From the records below, pull each line that has "Recreate".

═══

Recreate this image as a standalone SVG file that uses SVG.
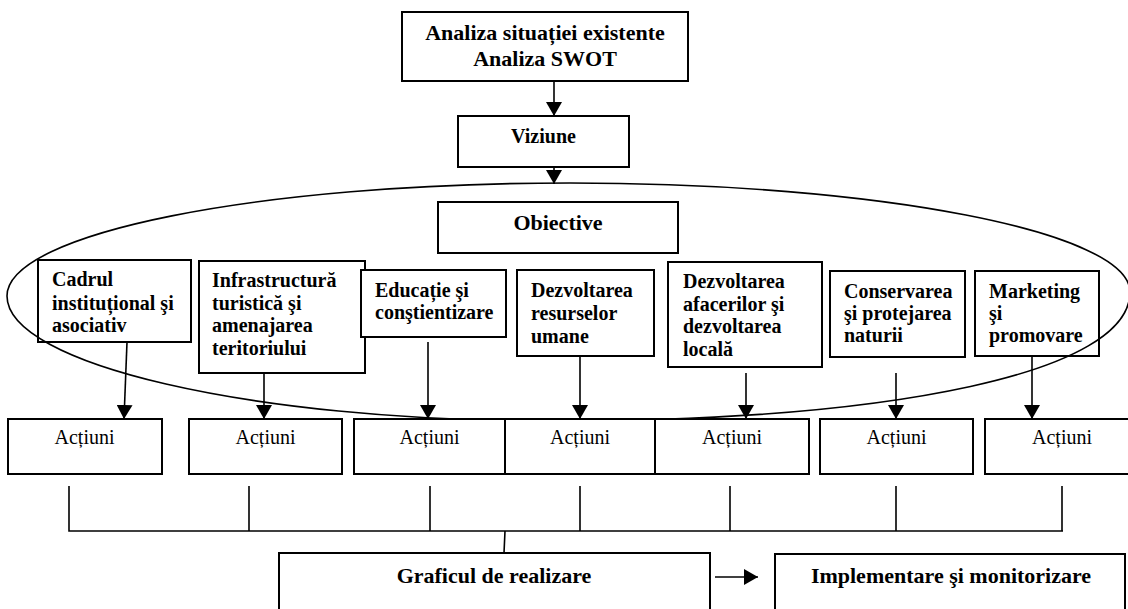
<svg xmlns="http://www.w3.org/2000/svg" width="1128" height="609" viewBox="0 0 1128 609">
<defs>
<style>
.box{fill:#fff;stroke:#000;stroke-width:2}
.ln{fill:none;stroke:#000;stroke-width:1.6}
.b22{font-family:"Liberation Serif","Times New Roman",serif;font-weight:bold;font-size:22px;fill:#000}
.b20{font-family:"Liberation Serif","Times New Roman",serif;font-weight:bold;font-size:20px;fill:#000}
.r20{font-family:"Liberation Serif","Times New Roman",serif;font-size:20px;fill:#000}
</style>
<marker id="ah" viewBox="0 0 14 16" refX="14" refY="8" markerWidth="14" markerHeight="16" markerUnits="userSpaceOnUse" orient="auto">
<path d="M0,0 L14,8 L0,16 z" fill="#000"/>
</marker>
</defs>
<rect width="1128" height="609" fill="#fff"/>

<g id="analiza">
<rect class="box" x="402" y="12" width="286" height="69"/>
<text class="b22" x="545" y="39.5" text-anchor="middle">Analiza situației existente</text>
<text class="b22" x="545" y="66" text-anchor="middle">Analiza SWOT</text>
</g>
<g id="viziune">
<rect class="box" x="458" y="116" width="171" height="51"/>
<text class="b20" x="543.5" y="143" text-anchor="middle">Viziune</text>
</g>
<g id="obiective">
<rect class="box" x="438" y="202" width="240" height="51"/>
<text class="b22" x="558" y="230" text-anchor="middle">Obiective</text>
</g>

<g id="obj-cadrul">
<rect class="box" x="38" y="260" width="153" height="82"/>
<text class="b20" x="52" y="286">Cadrul</text>
<text class="b20" x="52" y="309.5">instituțional şi</text>
<text class="b20" x="52" y="332">asociativ</text>
</g>
<g id="obj-infra">
<rect class="box" x="199" y="261" width="166" height="112"/>
<text class="b20" x="212" y="287">Infrastructură</text>
<text class="b20" x="212" y="309.5">turistică şi</text>
<text class="b20" x="212" y="332">amenajarea</text>
<text class="b20" x="212" y="355">teritoriului</text>
</g>
<g id="obj-educatie">
<rect class="box" x="361" y="270" width="145" height="67"/>
<text class="b20" x="375" y="297">Educație şi</text>
<text class="b20" x="375" y="319">conştientizare</text>
</g>
<g id="obj-resurse">
<rect class="box" x="517" y="270" width="137" height="86"/>
<text class="b20" x="531" y="297">Dezvoltarea</text>
<text class="b20" x="531" y="320">resurselor</text>
<text class="b20" x="531" y="343">umane</text>
</g>
<g id="obj-afaceri">
<rect class="box" x="668" y="262" width="154" height="105"/>
<text class="b20" x="683" y="288">Dezvoltarea</text>
<text class="b20" x="683" y="310.5">afacerilor şi</text>
<text class="b20" x="683" y="333">dezvoltarea</text>
<text class="b20" x="683" y="356">locală</text>
</g>
<g id="obj-conservare">
<rect class="box" x="830" y="271" width="135" height="86"/>
<text class="b20" x="844" y="298">Conservarea</text>
<text class="b20" x="844" y="320">şi protejarea</text>
<text class="b20" x="844" y="342">naturii</text>
</g>
<g id="obj-marketing">
<rect class="box" x="975" y="271" width="124" height="85"/>
<text class="b20" x="989" y="298">Marketing</text>
<text class="b20" x="989" y="320">şi</text>
<text class="b20" x="989" y="342">promovare</text>
</g>

<g id="ellipse">
<path class="ln" d="M7,296 C7,233 259,183 570,183 C879,183 1130,232 1130,292 C1130,372 898,421 550,421 C250,421 7,364 7,296 Z"/>
</g>

<g id="actiuni">
<g id="act1"><rect class="box" x="8" y="419" width="154" height="55"/><text class="r20" x="84.5" y="444" text-anchor="middle">Acțiuni</text></g>
<g id="act2"><rect class="box" x="189" y="419" width="153" height="55"/><text class="r20" x="265.5" y="444" text-anchor="middle">Acțiuni</text></g>
<g id="act3"><rect class="box" x="354" y="419" width="151" height="55"/><text class="r20" x="429.5" y="444" text-anchor="middle">Acțiuni</text></g>
<g id="act4"><rect class="box" x="505" y="419" width="150" height="55"/><text class="r20" x="580" y="444" text-anchor="middle">Acțiuni</text></g>
<g id="act5"><rect class="box" x="655" y="419" width="154" height="55"/><text class="r20" x="732" y="444" text-anchor="middle">Acțiuni</text></g>
<g id="act6"><rect class="box" x="820" y="419" width="153" height="55"/><text class="r20" x="896.5" y="444" text-anchor="middle">Acțiuni</text></g>
<g id="act7"><rect class="box" x="985" y="419" width="154" height="55"/><text class="r20" x="1062" y="444" text-anchor="middle">Acțiuni</text></g>
</g>

<g id="grafic">
<path class="box" d="M279,612 L279,553 L710,553 L710,612"/>
<text class="b22" x="494" y="583" text-anchor="middle">Graficul de realizare</text>
</g>
<g id="implementare">
<path class="box" d="M775,612 L775,554 L1125,554 L1125,612"/>
<text class="b22" x="951" y="583" text-anchor="middle">Implementare şi monitorizare</text>
</g>

<g id="connectors">
<line class="ln" x1="554" y1="81" x2="554" y2="116" marker-end="url(#ah)"/>
<line class="ln" x1="554" y1="167" x2="554" y2="184" marker-end="url(#ah)"/>
<line class="ln" x1="127" y1="342" x2="124" y2="419" marker-end="url(#ah)"/>
<line class="ln" x1="264" y1="373" x2="264" y2="419" marker-end="url(#ah)"/>
<line class="ln" x1="428" y1="342" x2="428" y2="419" marker-end="url(#ah)"/>
<line class="ln" x1="580" y1="356" x2="580" y2="419" marker-end="url(#ah)"/>
<line class="ln" x1="746" y1="373" x2="746" y2="419" marker-end="url(#ah)"/>
<line class="ln" x1="896" y1="373" x2="896" y2="419" marker-end="url(#ah)"/>
<line class="ln" x1="1032" y1="356" x2="1032" y2="419" marker-end="url(#ah)"/>
<path class="ln" d="M69,486 V531 H1063 M249,486 V531 M430,486 V531 M580,486 V531 M730,486 V531 M896,486 V531 M1062,486 V531 M505,531 L504,553"/>
<line class="ln" x1="715" y1="577" x2="758" y2="577" marker-end="url(#ah)"/>
</g>
</svg>
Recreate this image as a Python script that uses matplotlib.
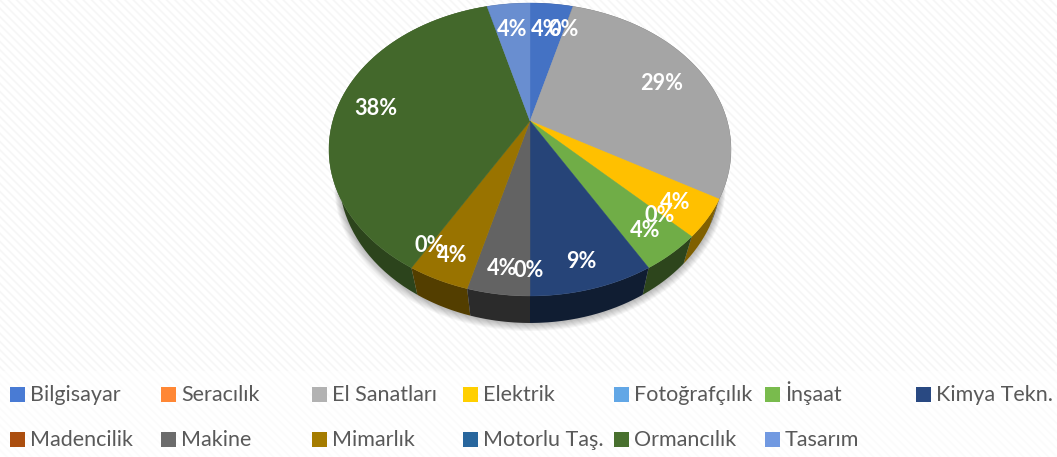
#!/usr/bin/env python3
"""3B görünümlü pasta grafik: meslek alanlarına göre dağılım."""

import numpy as np
import matplotlib
matplotlib.use("Agg")
import matplotlib.pyplot as plt
from matplotlib.patches import Polygon, Rectangle

# ===== Veri =====
CATEGORIES = ["Bilgisayar", "Seracılık", "El Sanatları", "Elektrik", "Fotoğrafçılık",
              "İnşaat", "Kimya Tekn.", "Madencilik", "Makine", "Mimarlık",
              "Motorlu Taş.", "Ormancılık", "Tasarım"]
COUNTS = [1, 0, 7, 1, 0, 1, 2, 0, 1, 1, 0, 9, 1]
PCT_LABELS = ["4%", "0%", "29%", "4%", "0%", "4%", "9%", "0%", "4%", "4%", "0%", "38%", "4%"]
COLORS = ["#4472C4", "#ED7D31", "#A5A5A5", "#FFC000", "#5B9BD5", "#70AD47", "#264478",
          "#9E480E", "#636363", "#997300", "#255E91", "#43682B", "#698ED0"]

# perspektif parametreleri (piksel)
CX, APEX_Y = 530, 121
KX, KY, PERSP = 197.2, -117.4, 0.1945
DEPTH = 27
WALL_SCALE = 0.95
LABEL_R = [0.76, 0.78, 0.77, 0.84, 0.83, 0.84, 0.855, 0.87, 0.87, 0.865, 0.86, 0.80, 0.76]
WALL_SHADE = [0.45, 0.45, 0.45, 0.50, 0.45, 0.40, 0.42, 0.45, 0.43, 0.54, 0.45, 0.65, 0.45]


def project(theta, r=1.0):
    """Birim daire noktasını (saat yönü, tepeden) ekran pikseline çevir"""
    y = r * np.cos(theta)
    w = 1 + PERSP * y
    return CX + KX * r * np.sin(theta) / w, (APEX_Y + KY * y) / w


def shade(color, f):
    return tuple(min(c * f, 1.0) for c in matplotlib.colors.to_rgb(color))


plt.rcParams["hatch.linewidth"] = 1.2
fig = plt.figure(figsize=(10.57, 4.57), dpi=100)
ax = fig.add_axes([0, 0, 1, 1])
ax.set_xlim(0, 1057)
ax.set_ylim(457, 0)
ax.axis("off")

# arka plan: çok açık çapraz desen, lejant bandı daha beyaz
ax.add_patch(Rectangle((0, 0), 1057, 457, fc="white", ec="#f6f6f6", hatch="\\\\\\\\", lw=0, zorder=0))
ax.add_patch(Rectangle((0, 371), 1057, 86, fc="white", ec="none", alpha=0.6, zorder=0.5))

counts = np.array(COUNTS, dtype=float)
edges = np.concatenate([[0], np.cumsum(counts)]) / counts.sum() * 2 * np.pi

# yumuşak gölge
t = np.linspace(0, 2 * np.pi, 360)
sx, sy = project(t)
for k in range(1, 9):
    ax.add_patch(Polygon(np.c_[CX + (sx - CX) * (WALL_SCALE + 0.003 * k), sy + DEPTH + k],
                         fc="black", ec="none", alpha=0.035, zorder=1))

# yan duvarlar
order = np.argsort(-np.cos((edges[:-1] + edges[1:]) / 2))
for i in order:
    if COUNTS[i] == 0:
        continue
    a = np.linspace(edges[i], edges[i + 1], 60)
    x, y = project(a)
    xb = CX + (x - CX) * WALL_SCALE
    yb = y + DEPTH
    pts = np.r_[np.c_[x, y], np.c_[xb, yb][::-1]]
    ax.add_patch(Polygon(pts, fc=shade(COLORS[i], WALL_SHADE[i]), ec="none", zorder=2))

# üst yüzey
for i in range(len(COUNTS)):
    if COUNTS[i] == 0:
        continue
    a = np.linspace(edges[i], edges[i + 1], 80)
    x, y = project(a)
    pts = np.r_[[[CX, APEX_Y]], np.c_[x, y]]
    ax.add_patch(Polygon(pts, fc=COLORS[i], ec=COLORS[i], lw=0.3, zorder=3))

# yüzde etiketleri
for i, lab in enumerate(PCT_LABELS):
    x, y = project((edges[i] + edges[i + 1]) / 2, LABEL_R[i])
    ax.text(x - 1, y + 1.5, lab, color="white", fontsize=15.6, fontweight="bold", family="Lato",
            ha="center", va="center", zorder=4)

# lejant
for i, name in enumerate(CATEGORIES):
    col = i % 7
    row = i // 7
    x0 = 10 + col * 151
    yc = 394.5 + row * 44.5
    ax.add_patch(Rectangle((x0, yc - 7.5), 15, 15, fc=shade(COLORS[i], 1.08), ec="none", zorder=3))
    ax.text(x0 + 20, yc + 6.5, name, color="#595959", fontsize=15.5, family="Lato",
            ha="left", va="baseline", zorder=3)

plt.savefig("out.png", dpi=100, facecolor="white")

═══

*PROBLEM SOLUTION*
Recreate this image as a standalone SVG file that uses SVG.
Recreate this image as a Python script that uses matplotlib.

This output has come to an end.